Work to do:
Output exactly the lines that run from the line containing "The picture is" through the line containing "const distYTicks = [0, 10, 20, 30, 40, 50, 60];", with both ends included.

Data segment:
────

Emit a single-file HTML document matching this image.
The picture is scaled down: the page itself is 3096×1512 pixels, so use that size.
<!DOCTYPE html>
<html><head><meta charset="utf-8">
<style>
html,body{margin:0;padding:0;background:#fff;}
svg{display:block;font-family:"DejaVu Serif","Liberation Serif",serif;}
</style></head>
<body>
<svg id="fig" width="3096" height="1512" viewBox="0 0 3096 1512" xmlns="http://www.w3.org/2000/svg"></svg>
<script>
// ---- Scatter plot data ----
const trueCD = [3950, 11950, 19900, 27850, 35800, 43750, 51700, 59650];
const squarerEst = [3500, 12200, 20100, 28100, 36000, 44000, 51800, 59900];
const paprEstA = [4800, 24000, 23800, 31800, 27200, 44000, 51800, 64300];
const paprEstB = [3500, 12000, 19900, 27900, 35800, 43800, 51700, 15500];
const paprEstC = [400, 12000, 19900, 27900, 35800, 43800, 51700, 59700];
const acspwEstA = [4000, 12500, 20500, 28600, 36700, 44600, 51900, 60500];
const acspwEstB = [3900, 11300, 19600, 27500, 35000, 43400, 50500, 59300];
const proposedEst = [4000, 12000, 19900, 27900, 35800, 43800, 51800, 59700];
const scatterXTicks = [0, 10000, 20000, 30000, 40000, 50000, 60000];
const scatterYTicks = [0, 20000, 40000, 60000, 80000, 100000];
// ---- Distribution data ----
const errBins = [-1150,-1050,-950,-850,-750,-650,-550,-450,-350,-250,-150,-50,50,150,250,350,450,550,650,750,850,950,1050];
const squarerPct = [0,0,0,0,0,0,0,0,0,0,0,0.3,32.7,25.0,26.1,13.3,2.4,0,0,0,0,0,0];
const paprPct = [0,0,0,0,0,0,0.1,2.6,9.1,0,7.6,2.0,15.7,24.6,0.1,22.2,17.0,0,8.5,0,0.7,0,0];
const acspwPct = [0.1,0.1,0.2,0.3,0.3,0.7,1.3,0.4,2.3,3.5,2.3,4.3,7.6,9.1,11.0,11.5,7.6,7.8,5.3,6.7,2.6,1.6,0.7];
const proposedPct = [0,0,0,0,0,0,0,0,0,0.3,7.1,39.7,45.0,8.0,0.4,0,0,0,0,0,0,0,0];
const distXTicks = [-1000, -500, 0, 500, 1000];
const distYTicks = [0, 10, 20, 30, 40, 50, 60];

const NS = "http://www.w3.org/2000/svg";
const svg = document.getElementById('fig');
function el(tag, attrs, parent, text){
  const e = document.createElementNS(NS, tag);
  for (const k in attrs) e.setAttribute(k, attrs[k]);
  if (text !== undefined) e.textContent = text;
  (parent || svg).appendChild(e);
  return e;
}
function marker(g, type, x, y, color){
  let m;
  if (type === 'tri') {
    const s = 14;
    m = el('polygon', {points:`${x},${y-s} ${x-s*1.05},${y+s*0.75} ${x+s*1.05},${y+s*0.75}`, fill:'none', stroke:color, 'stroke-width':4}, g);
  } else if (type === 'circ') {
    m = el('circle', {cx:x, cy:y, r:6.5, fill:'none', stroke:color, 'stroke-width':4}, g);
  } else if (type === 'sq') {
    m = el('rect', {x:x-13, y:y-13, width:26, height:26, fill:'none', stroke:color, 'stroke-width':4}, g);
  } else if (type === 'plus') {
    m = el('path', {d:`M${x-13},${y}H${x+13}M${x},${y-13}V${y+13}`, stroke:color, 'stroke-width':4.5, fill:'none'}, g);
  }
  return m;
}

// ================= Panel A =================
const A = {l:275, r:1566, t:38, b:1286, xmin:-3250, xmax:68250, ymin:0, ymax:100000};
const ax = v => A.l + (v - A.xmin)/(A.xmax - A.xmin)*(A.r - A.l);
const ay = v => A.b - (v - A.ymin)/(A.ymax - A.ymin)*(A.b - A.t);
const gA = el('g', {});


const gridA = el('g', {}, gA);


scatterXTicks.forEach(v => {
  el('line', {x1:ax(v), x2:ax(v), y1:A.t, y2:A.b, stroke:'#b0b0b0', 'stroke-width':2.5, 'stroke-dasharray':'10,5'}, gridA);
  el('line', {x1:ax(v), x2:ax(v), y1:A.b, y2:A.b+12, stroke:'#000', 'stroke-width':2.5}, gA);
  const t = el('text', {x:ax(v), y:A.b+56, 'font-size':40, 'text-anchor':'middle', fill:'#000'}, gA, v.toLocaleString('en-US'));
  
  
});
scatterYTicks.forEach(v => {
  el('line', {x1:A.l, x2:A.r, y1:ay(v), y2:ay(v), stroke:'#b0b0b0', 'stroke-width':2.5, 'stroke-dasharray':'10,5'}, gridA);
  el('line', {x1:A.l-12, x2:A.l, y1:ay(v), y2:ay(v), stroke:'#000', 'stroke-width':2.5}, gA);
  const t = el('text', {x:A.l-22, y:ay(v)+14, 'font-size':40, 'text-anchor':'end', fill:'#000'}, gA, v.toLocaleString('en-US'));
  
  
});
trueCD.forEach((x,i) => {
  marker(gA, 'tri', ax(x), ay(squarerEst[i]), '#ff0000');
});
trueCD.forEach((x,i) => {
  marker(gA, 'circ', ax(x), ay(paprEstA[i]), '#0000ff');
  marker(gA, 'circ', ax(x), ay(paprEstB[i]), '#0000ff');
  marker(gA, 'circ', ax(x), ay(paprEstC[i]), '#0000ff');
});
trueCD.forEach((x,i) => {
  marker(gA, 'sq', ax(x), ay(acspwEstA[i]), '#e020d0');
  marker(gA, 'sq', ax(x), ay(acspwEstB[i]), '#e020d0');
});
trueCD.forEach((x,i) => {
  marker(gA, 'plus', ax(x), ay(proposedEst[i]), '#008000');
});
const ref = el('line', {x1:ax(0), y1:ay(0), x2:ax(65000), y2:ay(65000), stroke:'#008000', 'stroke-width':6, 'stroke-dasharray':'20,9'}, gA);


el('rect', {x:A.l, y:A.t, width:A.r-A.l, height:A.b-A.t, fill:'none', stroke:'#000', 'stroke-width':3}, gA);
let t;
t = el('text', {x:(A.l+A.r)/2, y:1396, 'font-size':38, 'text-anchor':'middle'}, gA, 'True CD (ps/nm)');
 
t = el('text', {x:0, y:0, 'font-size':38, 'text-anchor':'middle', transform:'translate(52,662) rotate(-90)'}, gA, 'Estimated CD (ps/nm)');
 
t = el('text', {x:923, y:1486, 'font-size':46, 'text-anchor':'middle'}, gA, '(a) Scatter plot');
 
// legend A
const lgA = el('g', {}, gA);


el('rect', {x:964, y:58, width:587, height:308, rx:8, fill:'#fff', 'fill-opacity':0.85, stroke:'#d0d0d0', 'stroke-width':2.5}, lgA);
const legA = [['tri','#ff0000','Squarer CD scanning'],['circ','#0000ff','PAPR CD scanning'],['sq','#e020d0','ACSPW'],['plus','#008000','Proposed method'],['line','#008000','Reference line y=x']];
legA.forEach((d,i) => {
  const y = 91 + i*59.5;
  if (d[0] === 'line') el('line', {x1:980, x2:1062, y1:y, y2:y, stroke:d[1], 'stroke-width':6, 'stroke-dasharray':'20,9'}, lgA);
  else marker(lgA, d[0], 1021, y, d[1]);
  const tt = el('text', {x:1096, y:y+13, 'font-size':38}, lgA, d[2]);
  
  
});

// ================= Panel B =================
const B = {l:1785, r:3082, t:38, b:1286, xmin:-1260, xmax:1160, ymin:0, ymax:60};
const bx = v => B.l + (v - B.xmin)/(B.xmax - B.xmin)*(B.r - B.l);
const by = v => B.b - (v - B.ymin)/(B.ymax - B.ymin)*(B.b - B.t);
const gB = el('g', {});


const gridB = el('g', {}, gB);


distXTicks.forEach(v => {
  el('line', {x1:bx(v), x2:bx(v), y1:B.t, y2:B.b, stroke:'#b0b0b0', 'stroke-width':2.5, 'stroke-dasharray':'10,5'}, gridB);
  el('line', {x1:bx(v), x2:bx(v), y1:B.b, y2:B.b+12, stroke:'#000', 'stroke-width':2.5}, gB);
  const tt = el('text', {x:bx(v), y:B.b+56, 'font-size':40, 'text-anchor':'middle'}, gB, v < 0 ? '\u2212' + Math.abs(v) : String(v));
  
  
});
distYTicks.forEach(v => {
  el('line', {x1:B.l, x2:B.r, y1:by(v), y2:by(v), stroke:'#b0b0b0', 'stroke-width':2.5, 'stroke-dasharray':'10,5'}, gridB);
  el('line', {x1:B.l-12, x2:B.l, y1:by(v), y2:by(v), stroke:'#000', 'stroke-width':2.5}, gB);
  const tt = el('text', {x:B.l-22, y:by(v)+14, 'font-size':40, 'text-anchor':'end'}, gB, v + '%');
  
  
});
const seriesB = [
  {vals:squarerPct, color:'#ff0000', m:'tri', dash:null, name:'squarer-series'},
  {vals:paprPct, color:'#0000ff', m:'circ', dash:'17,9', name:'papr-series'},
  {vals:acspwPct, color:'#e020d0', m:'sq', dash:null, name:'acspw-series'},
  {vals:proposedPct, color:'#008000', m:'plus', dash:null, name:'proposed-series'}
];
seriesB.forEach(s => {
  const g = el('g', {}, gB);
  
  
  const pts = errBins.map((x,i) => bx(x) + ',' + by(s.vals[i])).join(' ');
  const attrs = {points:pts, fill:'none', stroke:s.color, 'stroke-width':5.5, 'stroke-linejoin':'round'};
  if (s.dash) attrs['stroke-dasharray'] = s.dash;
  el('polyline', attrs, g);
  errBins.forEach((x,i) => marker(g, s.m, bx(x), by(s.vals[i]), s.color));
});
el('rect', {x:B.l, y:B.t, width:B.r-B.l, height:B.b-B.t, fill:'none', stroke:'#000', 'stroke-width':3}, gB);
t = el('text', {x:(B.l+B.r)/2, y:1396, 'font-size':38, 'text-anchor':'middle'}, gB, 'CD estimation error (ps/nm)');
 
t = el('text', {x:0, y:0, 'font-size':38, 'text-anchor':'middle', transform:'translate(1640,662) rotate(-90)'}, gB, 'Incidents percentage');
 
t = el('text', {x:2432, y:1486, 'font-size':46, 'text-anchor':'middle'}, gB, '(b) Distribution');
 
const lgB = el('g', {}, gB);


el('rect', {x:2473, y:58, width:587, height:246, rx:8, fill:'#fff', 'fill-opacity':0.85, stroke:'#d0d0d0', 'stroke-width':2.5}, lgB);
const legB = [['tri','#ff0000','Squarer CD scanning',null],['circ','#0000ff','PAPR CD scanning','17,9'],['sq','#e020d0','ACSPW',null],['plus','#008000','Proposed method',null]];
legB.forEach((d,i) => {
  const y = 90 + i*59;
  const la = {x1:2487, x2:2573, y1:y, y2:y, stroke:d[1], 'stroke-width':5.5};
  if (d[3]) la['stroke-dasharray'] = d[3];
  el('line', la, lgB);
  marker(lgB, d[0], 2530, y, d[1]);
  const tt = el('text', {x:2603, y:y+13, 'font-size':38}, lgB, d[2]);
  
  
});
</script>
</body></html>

────

Task solution:
The picture is scaled down: the page itself is 3096×1512 pixels, so use that size.
<!DOCTYPE html>
<html><head><meta charset="utf-8">
<style>
html,body{margin:0;padding:0;background:#fff;}
svg{display:block;font-family:"DejaVu Serif","Liberation Serif",serif;}
</style></head>
<body>
<svg id="fig" width="3096" height="1512" viewBox="0 0 3096 1512" xmlns="http://www.w3.org/2000/svg"></svg>
<script>
// ---- Scatter plot data ----
const trueCD = [3950, 11950, 19900, 27850, 35800, 43750, 51700, 59650];
const squarerEst = [3500, 12200, 20100, 28100, 36000, 44000, 51800, 59900];
const paprEstA = [4800, 24000, 23800, 31800, 27200, 44000, 51800, 64300];
const paprEstB = [3500, 12000, 19900, 27900, 35800, 43800, 51700, 15500];
const paprEstC = [400, 12000, 19900, 27900, 35800, 43800, 51700, 59700];
const acspwEstA = [4000, 12500, 20500, 28600, 36700, 44600, 51900, 60500];
const acspwEstB = [3900, 11300, 19600, 27500, 35000, 43400, 50500, 59300];
const proposedEst = [4000, 12000, 19900, 27900, 35800, 43800, 51800, 59700];
const scatterXTicks = [0, 10000, 20000, 30000, 40000, 50000, 60000];
const scatterYTicks = [0, 20000, 40000, 60000, 80000, 100000];
// ---- Distribution data ----
const errBins = [-1150,-1050,-950,-850,-750,-650,-550,-450,-350,-250,-150,-50,50,150,250,350,450,550,650,750,850,950,1050];
const squarerPct = [0,0,0,0,0,0,0,0,0,0,0,0.3,32.7,25.0,26.1,13.3,2.4,0,0,0,0,0,0];
const paprPct = [0,0,0,0,0,0,0.1,2.6,9.1,0,7.6,2.0,15.7,24.6,0.1,22.2,17.0,0,8.5,0,0.7,0,0];
const acspwPct = [0.1,0.1,0.2,0.3,0.3,0.7,1.3,0.4,2.3,3.5,2.3,4.3,7.6,9.1,11.0,11.5,7.6,7.8,5.3,6.7,2.6,1.6,0.7];
const proposedPct = [0,0,0,0,0,0,0,0,0,0.3,7.1,39.7,45.0,8.0,0.4,0,0,0,0,0,0,0,0];
const distXTicks = [-1000, -500, 0, 500, 1000];
const distYTicks = [0, 10, 20, 30, 40, 50, 60];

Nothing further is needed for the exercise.